Both Australia, India set to gain from Free Trade Agreement

Updated on Apr 08, 2022 04:50 AM IST

Friction between Canberra and Beijing has brought a series of official and unofficial Chinese trade sanctions on Australian exports including coal, beef, seafood, wine and barley.

Union minister Piyush Goyal with Australia’s minister for trade, tourism and investment Dan Tehan at Melbourne Cricket Ground in Melbourne on Wednesday. (ANI)
Union minister Piyush Goyal with Australia’s minister for trade, tourism and investment Dan Tehan at Melbourne Cricket Ground in Melbourne on Wednesday. (ANI)
ByRajeev Jayaswal, Melbourne/sydney

The India-Australia comprehensive interim free trade agreement is well-timed for both partners and will ensure uninterrupted supply of key inputs to Indian industries,with Australian businesses gaining access to a more reliable alternative of China, which is resorting to sanctions against the Canberra, two people aware of the development said.

So far, China dominates key Australian markets such as pharmaceuticals, textiles, plastics, toys, footwear and leather goods. Now the India-Australia Economic Cooperation and Trade Agreement (IndAus ECTA), signed on April 2, could make India an alternative to China, the two added on condition of anonymity.

Friction between Canberra and Beijing has brought a series of official and unofficial Chinese trade sanctions on Australian exports including coal, beef, seafood, wine and barley.

Confederation of Indian Industry (CII) president TV Narendran said that for Australia, India presents a good alternatives to China, and the ECTA agreement will certainly enhance bilateral trade engagements between India and Australia. “It has huge potential and the FTA will unlock it,” he said. Narendran, who is the CEO and managing director of Tata Steel, is heading a business delegation that is accompanying commerce minister Piyush Goyal to Australia. Tata Steel imports Australian coal worth about $2 billion annually.

After the agreement comes into effect, India can import Australian coal cheaper than earlier, he said. Australian coal constitutes over about 70% of total imports from Australia to India and attracts a 2.5% duty. ECTA will allow zero duty import of Australian coal, which is a key raw material for the steel sector, Narendran added. The agreement is expected to be effective in about four months.

India and Australia on April 2 signed a comprehensive interim free-trade agreement that permits zero duty trade on several items. Largely, India imports key raw materials and intermediates from Australia and exports finished products.

After an interaction with businessmen from both countries, India’s commerce minister Goyal said that India’s manufacturing sector, particularly micro, small and medium enterprises (MSMEs) are interested in the Australian market. “Australia has a market for pharmaceuticals worth about 1 lakh crore or $12 billion. But Indian exports are miniscule [$345 million]. With this agreement, the regulations have been significantly eased to facilitate exports of medicines from India,” he said.

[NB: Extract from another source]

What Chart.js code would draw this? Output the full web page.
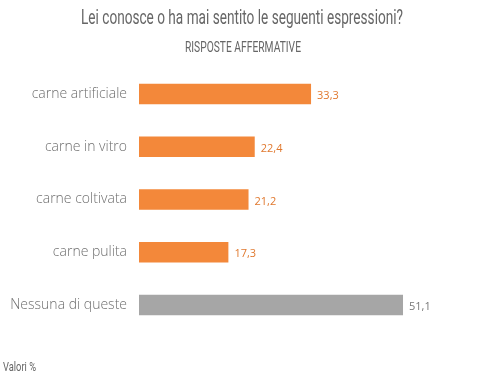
<!DOCTYPE html>
<html>
<head>
<meta charset="utf-8">
<script src="https://cdn.jsdelivr.net/npm/chart.js@4/dist/chart.umd.min.js"></script>
<style>
  html, body { margin: 0; padding: 0; background: #fff; }
  #box { width: 484px; height: 377px; }
</style>
</head>
<body>
<div id="box"><canvas id="grafico"></canvas></div>
<script>
// dati
const categorie = ['carne artificiale', 'carne in vitro', 'carne coltivata', 'carne pulita', 'Nessuna di queste'];
const valori = [33.3, 22.4, 21.2, 17.3, 51.1];
const coloriBarre = ['#f3883a', '#f3883a', '#f3883a', '#f3883a', '#a6a6a6'];
const coloriEtichette = ['#e0782e', '#e0782e', '#e0782e', '#e0782e', '#777777'];

const titolo = 'Lei conosce o ha mai sentito le seguenti espressioni?';
const sottotitolo = 'RISPOSTE AFFERMATIVE';
const nota = 'Valori %';

// testo "stretto": il font condensato non c'è, quindi lo comprimo in orizzontale
function testoStretto(ctx, testo, x, y, dimensione, larghezza, allinea) {
  ctx.save();
  ctx.font = '400 ' + dimensione + 'px Roboto, sans-serif';
  const w = ctx.measureText(testo).width;
  const k = larghezza / w;
  let x0 = x;
  if (allinea === 'center') x0 = x - larghezza / 2;
  ctx.translate(x0, y);
  ctx.scale(k, 1);
  ctx.textAlign = 'left';
  ctx.textBaseline = 'alphabetic';
  ctx.fillText(testo, 0, 0);
  ctx.restore();
}

const etichettePlugin = {
  id: 'etichette',
  afterDatasetsDraw(chart) {
    const ctx = chart.ctx;
    const meta = chart.getDatasetMeta(0);
    ctx.save();
    ctx.font = '500 11px "Open Sans", sans-serif';
    ctx.textBaseline = 'middle';
    ctx.textAlign = 'left';
    meta.data.forEach((barra, i) => {
      ctx.fillStyle = coloriEtichette[i];
      ctx.fillText(valori[i].toFixed(1).replace('.', ','), barra.x + 6, barra.y + 2);
    });
    ctx.fillStyle = '#666';
    testoStretto(ctx, titolo, 242, 23.5, 21, 322, 'center');
    testoStretto(ctx, sottotitolo, 243, 51.7, 14, 116, 'center');
    testoStretto(ctx, nota, 3, 371, 13, 33, 'left');
    ctx.restore();
  }
};

new Chart(document.getElementById('grafico'), {
  type: 'bar',
  data: {
    labels: categorie,
    datasets: [{
      data: valori,
      backgroundColor: coloriBarre,
      categoryPercentage: 1,
      barPercentage: 0.39
    }]
  },
  options: {
    indexAxis: 'y',
    responsive: true,
    maintainAspectRatio: false,
    animation: false,
    layout: { padding: { left: 0, right: 35, top: 67.6, bottom: 45.6 } },
    plugins: {
      legend: { display: false },
      tooltip: { enabled: false }
    },
    scales: {
      x: { display: false, min: 0, max: 60 },
      y: {
        grid: { display: false, drawTicks: false },
        border: { display: false },
        ticks: {
          color: '#6f6f6f',
          padding: 12,
          font: { family: '"Open Sans", sans-serif', size: 14, weight: 300 }
        },
        afterFit(scala) { scala.width = 139; }
      }
    }
  },
  plugins: [etichettePlugin]
});
</script>
</body>
</html>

Speaking about prospects of the interim FTA between India and Australia, Council for Leather Exports vice chairman RK Jalan said: “The agreement will certainly boost India’s footwear and leather exports.”

“We currently have 3-5% market share in the about $2 billion Australian market [of footwear and leather accessories], which is largely dominated by China. After duty free exports, our products can compete with Chinese products and we can raise our exports by 25%,” he said adding that quality of Indian products are better than the Chinese products.

Goyal said the agreement unlocks huge opportunities for Indian exports of automobiles, textiles, footwears and leather products, gems and jewellery, toys and plastic products. According to the two people cited in the first instance all these markets have been so far dominated by China with negligible 1-5% markeshare of India.

Speaking to Indian students at University of New South Wales, Goyal said the trade deal will also encourage Indian investments in Australia, which would mean more employment opportunities for Indian students in their Australian facilities. “The trade deal has raised our hopes in getting internships and job opportunities in Australia,” said Kashish, a B.Com. first year student of the University who hails from New Delhi. Several students said that until now getting jobs was difficult in Australia without permanent residency.

Cochlear Ltd CEO and President Dig Howitt said the 1.3 billion-people Indian market is the major attraction for both trade and investments. Cochlear is a medical device company that designs, manufactures, and supplies hearing implants.

Goyal said that in 27 years Cochlear could sell only 27,000 implants in India. But, it can scale up its operations by setting up a facility in India, which will not only reduce the cost of implants but also provide export opportunities from India to other countries, he added. “This they can do without any commitment to technology transfer, as has been insisted by various other countries.”

Howitt said he is encouraged by the deal. “I will expand my market in India and may also consider investing in India.”